Liquid Metal surface properties and plasma material interactions for plasma-facing component development in NSTX-U

We aim to establish the physics and engineering basis of slow-flow, or 'hybrid', plasma-facing component (PFC) materials that can provide a transformational enabling capability to investigate particle exhaust and plasma-material interaction (PMI) control via lithium (Li) pumping in the National Spherical Torus Experiment Upgrade (NSTX-U) portfolio. Nanostructured porous tungsten (W) PFCs can provide one possible platform to deliver Li to the surface in a controlled manner compared to fast-flowing liquid Li approaches that carry with them intrinsic risk and safety concerns. We will investigate a robust architected porous W interface that can introduce small amounts of Li whereby the first few microns is permeated with Li by 100% wetting of W surfaces provided by nanopatterned structures designed to maximize Li wettability. A multi-institutional team consisting of three universities will advance the science of liquid-metal (LM) research in NSTX-U for architected porous refractory metal substrates used with liquid Li PFCs.

The focus of this project is on surface science research and liquid metal plasma-facing component development in the NSTX-U. Lithium-based LMs (e.g.

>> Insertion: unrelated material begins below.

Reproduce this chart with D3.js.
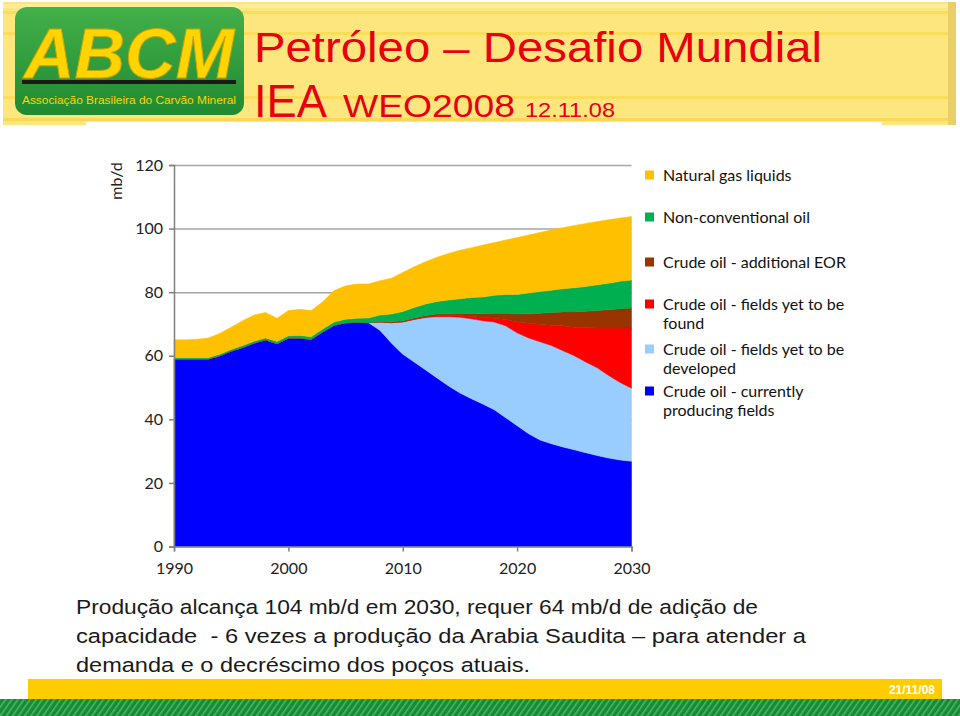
<!DOCTYPE html>
<html><head><meta charset="utf-8">
<script src="https://cdn.jsdelivr.net/npm/d3@7"></script>
<style>
html,body{margin:0;padding:0;background:#fff;}
svg{display:block;}
</style></head>
<body>
<svg id="c" width="960" height="716"></svg>
<script>
// ---------------- DATA ----------------
const years = d3.range(1990, 2031);
const currentlyProducing = [59.0,59.0,59.0,59.0,60.0,61.5,62.6,64.0,65.0,63.8,65.6,65.6,65.2,67.5,69.6,70.4,70.5,70.4,68.0,64.0,60.5,58.0,55.5,53.0,50.5,48.3,46.5,44.8,43.0,40.5,38.0,35.5,33.5,32.3,31.3,30.4,29.5,28.6,27.8,27.2,26.8];
const yetToBeDeveloped = [0,0,0,0,0,0,0,0,0,0,0,0,0,0,0,0,0,0,2.6,6.4,10.1,13.4,16.5,19.3,21.8,23.8,25.1,26.2,27.6,28.9,29.2,30.1,30.9,30.9,30.3,29.6,28.5,27.6,26.0,24.4,23.0];
const yetToBeFound = [0,0,0,0,0,0,0,0,0,0,0,0,0,0,0,0,0,0,0,0,0.1,0.1,0.2,0.3,0.3,0.5,0.8,1.0,1.2,2.0,3.4,4.6,5.5,6.4,7.8,9.0,10.8,12.5,14.9,17.1,18.9];
const additionalEOR = [0,0,0,0,0,0,0,0,0,0,0,0,0,0,0,0,0,0,0.2,0.3,0.3,0.4,0.5,0.5,0.6,0.7,0.9,1.2,1.6,2.0,2.5,3.0,3.5,4.0,4.4,4.8,5.2,5.5,5.8,6.1,6.3];
const nonConventional = [0.4,0.4,0.4,0.4,0.5,0.5,0.6,0.6,0.6,0.7,0.7,0.8,0.8,0.9,1.0,1.1,1.3,1.5,2.0,2.4,2.9,3.3,3.6,4.0,4.3,4.6,5.0,5.3,5.6,5.9,6.2,6.5,6.8,7.0,7.3,7.6,7.8,8.1,8.3,8.6,8.8];
const naturalGasLiquids = [5.6,5.6,5.8,6.2,6.5,7.0,7.8,8.2,8.0,7.3,7.9,8.2,8.2,8.6,9.9,10.5,10.8,10.7,10.8,11.3,12.3,12.8,13.3,13.9,14.7,15.3,15.7,16.3,16.6,17.1,17.9,18.3,18.6,19.0,19.2,19.6,19.8,19.9,20.0,19.9,20.0];
const yTicks = [0,20,40,60,80,100,120];
const xTicks = [1990,2000,2010,2020,2030];
const seriesKeys = ["producing","developed","found","eor","nonconv","ngl"];
const seriesColors = ["#0000FF","#99CCFF","#FF0000","#993300","#00B050","#FFC000"];
const legendItems = [
  {key:"ngl", lines:["Natural gas liquids"]},
  {key:"nonconv", lines:["Non-conventional oil"]},
  {key:"eor", lines:["Crude oil - additional EOR"]},
  {key:"found", lines:["Crude oil - fields yet to be","found"]},
  {key:"developed", lines:["Crude oil - fields yet to be","developed"]},
  {key:"producing", lines:["Crude oil - currently","producing fields"]}
];
const bodyLines = [
  "Produção alcança 104 mb/d em 2030, requer 64 mb/d de adição de",
  "capacidade  - 6 vezes a produção da Arabia Saudita – para atender a",
  "demanda e o decréscimo dos poços atuais."
];

// ---------------- DRAW ----------------
const svg = d3.select("#c");
const defs = svg.append("defs");

const lg = defs.append("linearGradient").attr("id","logoG").attr("x1",0).attr("y1",0).attr("x2",0).attr("y2",1);
lg.append("stop").attr("offset","0%").attr("stop-color","#43B04A");
lg.append("stop").attr("offset","100%").attr("stop-color","#1F8A30");
const pat = defs.append("pattern").attr("id","stripes").attr("width",5).attr("height",5)
  .attr("patternUnits","userSpaceOnUse").attr("patternTransform","rotate(35)");
pat.append("rect").attr("width",5).attr("height",5).attr("fill","#17893A");
pat.append("rect").attr("width",1.6).attr("height",5).attr("fill","#4DB55C");

// Header background
svg.append("rect").attr("x",3).attr("y",2).attr("width",953).attr("height",123).attr("fill","#FDE67E");
[[4,4,"#FFF0A8"],[11,3,"#F9D94E"],[32,3,"#F9D94E"],[96,3,"#F9D94E"],[118,3,"#F6D24A"]].forEach(s=>{
  svg.append("rect").attr("x",3).attr("y",s[0]).attr("width",953).attr("height",s[1]).attr("fill",s[2]).attr("opacity",0.7);
});
svg.append("rect").attr("x",948).attr("y",2).attr("width",8).attr("height",123).attr("fill","#E9CF66");

// Logo
svg.append("rect").attr("x",15).attr("y",7).attr("width",229).attr("height",108).attr("rx",12).attr("fill","url(#logoG)");
svg.append("text").attr("x",24).attr("y",78).attr("font-family","Liberation Sans, Arial, sans-serif")
  .attr("font-weight","bold").attr("font-style","italic").attr("font-size",70)
  .attr("textLength",210).attr("lengthAdjust","spacingAndGlyphs")
  .attr("fill","#FFD400").attr("stroke","#C9A300").attr("stroke-width",1).text("ABCM");
svg.append("rect").attr("x",22).attr("y",80).attr("width",214).attr("height",4).attr("fill","#1A1A1A");
svg.append("text").attr("x",22).attr("y",104).attr("font-family","Liberation Sans, Arial, sans-serif")
  .attr("font-size",11.5).attr("textLength",214).attr("lengthAdjust","spacingAndGlyphs")
  .attr("fill","#FFD400").text("Associação Brasileira do Carvão Mineral");

// Title
svg.append("text").attr("x",254).attr("y",62).attr("font-family","Liberation Sans, Arial, sans-serif")
  .attr("font-size",43).attr("fill","#E8000D").attr("textLength",568).attr("lengthAdjust","spacingAndGlyphs")
  .text("Petróleo – Desafio Mundial");
const t2 = svg.append("text").attr("y",117).attr("font-family","Liberation Sans, Arial, sans-serif").attr("fill","#E8000D");
t2.append("tspan").attr("x",254).attr("font-size",46).attr("textLength",73).attr("lengthAdjust","spacingAndGlyphs").text("IEA");
t2.append("tspan").attr("x",343).attr("font-size",32).attr("textLength",172).attr("lengthAdjust","spacingAndGlyphs").text("WEO2008");
t2.append("tspan").attr("x",525).attr("font-size",21).attr("textLength",90).attr("lengthAdjust","spacingAndGlyphs").text("12.11.08");

// Chart white panel
svg.append("rect").attr("x",86).attr("y",122).attr("width",796).attr("height",470).attr("fill","#fff");

// Scales
const x = d3.scaleLinear().domain([1990,2030]).range([174,631.5]);
const y = d3.scaleLinear().domain([0,120]).range([546.5,165]);
const color = d3.scaleOrdinal().domain(seriesKeys).range(seriesColors);

const table = years.map((yr,i)=>({
  year: yr,
  producing: currentlyProducing[i],
  developed: yetToBeDeveloped[i],
  found: yetToBeFound[i],
  eor: additionalEOR[i],
  nonconv: nonConventional[i],
  ngl: naturalGasLiquids[i]
}));
const stacked = d3.stack().keys(seriesKeys)(table);

// gridlines
const grid = svg.append("g").attr("transform",`translate(${x(1990)},0)`)
  .call(d3.axisLeft(y).tickValues(yTicks.filter(v=>v>0)).tickSize(-(x(2030)-x(1990))).tickFormat(""));
grid.select(".domain").remove();
grid.selectAll("line").attr("stroke","#A6A6A6").attr("stroke-width",1.5);

// areas
const area = d3.area().x(d=>x(d.data.year)).y0(d=>y(d[0])).y1(d=>y(d[1]));
svg.append("g").selectAll("path").data(stacked).join("path")
  .attr("d",area).attr("fill",d=>color(d.key)).attr("stroke",d=>color(d.key)).attr("stroke-width",0.5);

// axes
const yAx = svg.append("g").attr("transform",`translate(${x(1990)},0)`)
  .call(d3.axisLeft(y).tickValues(yTicks).tickSize(5).tickPadding(6));
yAx.select(".domain").attr("stroke","#808080").attr("stroke-width",1.5);
yAx.selectAll("line").attr("stroke","#808080").attr("stroke-width",1.5);
yAx.selectAll("text").attr("font-family","Lato, sans-serif").attr("font-size",16).attr("fill","#222");

const xAx = svg.append("g").attr("transform",`translate(0,${y(0)})`)
  .call(d3.axisBottom(x).tickValues(xTicks).tickFormat(d3.format("d")).tickSize(5).tickPadding(11));
xAx.select(".domain").attr("stroke","#808080").attr("stroke-width",1.5);
xAx.selectAll("line").attr("stroke","#808080").attr("stroke-width",1.5);
xAx.selectAll("text").attr("font-family","Lato, sans-serif").attr("font-size",16).attr("fill","#222");

svg.append("text").attr("transform","translate(122,181) rotate(-90)").attr("text-anchor","middle")
  .attr("font-family","Lato, sans-serif").attr("font-size",16).attr("fill","#222").text("mb/d");

// legend
const legY = [175,217,262,304,349,391];
const leg = svg.append("g");
legendItems.forEach((it,i)=>{
  leg.append("rect").attr("x",645).attr("y",legY[i]-4.5).attr("width",9).attr("height",9).attr("fill",color(it.key));
  it.lines.forEach((ln,j)=>{
    leg.append("text").attr("x",663).attr("y",legY[i]+5.5+j*19.5)
      .attr("font-family","Lato, sans-serif").attr("font-size",16).attr("fill","#111").text(ln);
  });
});

// body text
const bl = [614,643,672], bw = [682,730,454];
bodyLines.forEach((ln,i)=>{
  svg.append("text").attr("x",76).attr("y",bl[i]).attr("font-family","Liberation Sans, Arial, sans-serif")
    .attr("font-size",20.5).attr("fill","#1A1A1A").attr("textLength",bw[i]).attr("lengthAdjust","spacingAndGlyphs")
    .style("white-space","pre").text(ln);
});

// footer
svg.append("rect").attr("x",28).attr("y",679).attr("width",914).attr("height",20).attr("fill","#FFCC00");
svg.append("rect").attr("x",0).attr("y",699).attr("width",960).attr("height",17).attr("fill","url(#stripes)");
svg.append("text").attr("x",935).attr("y",694).attr("text-anchor","end")
  .attr("font-family","Liberation Sans Narrow, Liberation Sans, Arial, sans-serif").attr("font-weight","bold")
  .attr("font-size",12).attr("fill","#fff").text("21/11/08");
</script>
</body></html>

Li, Li-Sn alloy) and candidate porous W substrate materials will be studied and developed over the course of the project. This research will also identify optimized porous W architectures ultimately providing sample modules for testing in NSTX-U plasma environments and future designs for possible deployment in NSTX-U. The collaborative team is organized as follows: 1) Dr. J. P. Allain of Penn State University will lead the development of novel engineered refractory-metal substrates that can enhance LM interaction and study the dynamics of wettability of the LM on these substrates ; 2) Dr. B. E. Koel of Princeton University will lead studies of fundamental properties of LM PFCs including surface chemistry at temperatures seen and foreseen in NSTX-U ; and 3) Dr. K. B. Woller of the Massachusetts Institute of Technology will lead studies of compositional changes and hydrogenic retention under high-fluence plasma exposure.

This project addresses key aspects of the NSTX-U mission and plans by the study of so-called slow-flow or 'hybrid' technologies providing liquid Li (low-Z) pre-filled refractory metal (high-Z) plasma-facing component materials and establishing an understanding of their surface and PMI properties for use in NSTX-U. In addition to establishing a physics basis for these PFCs, this proposal will help establish the engineering basis of future PFC divertor upgrade(s) preparing for the next NSTX-U Five-Year Plan (2026-2030) whose central element would be a Liquid Lithium program.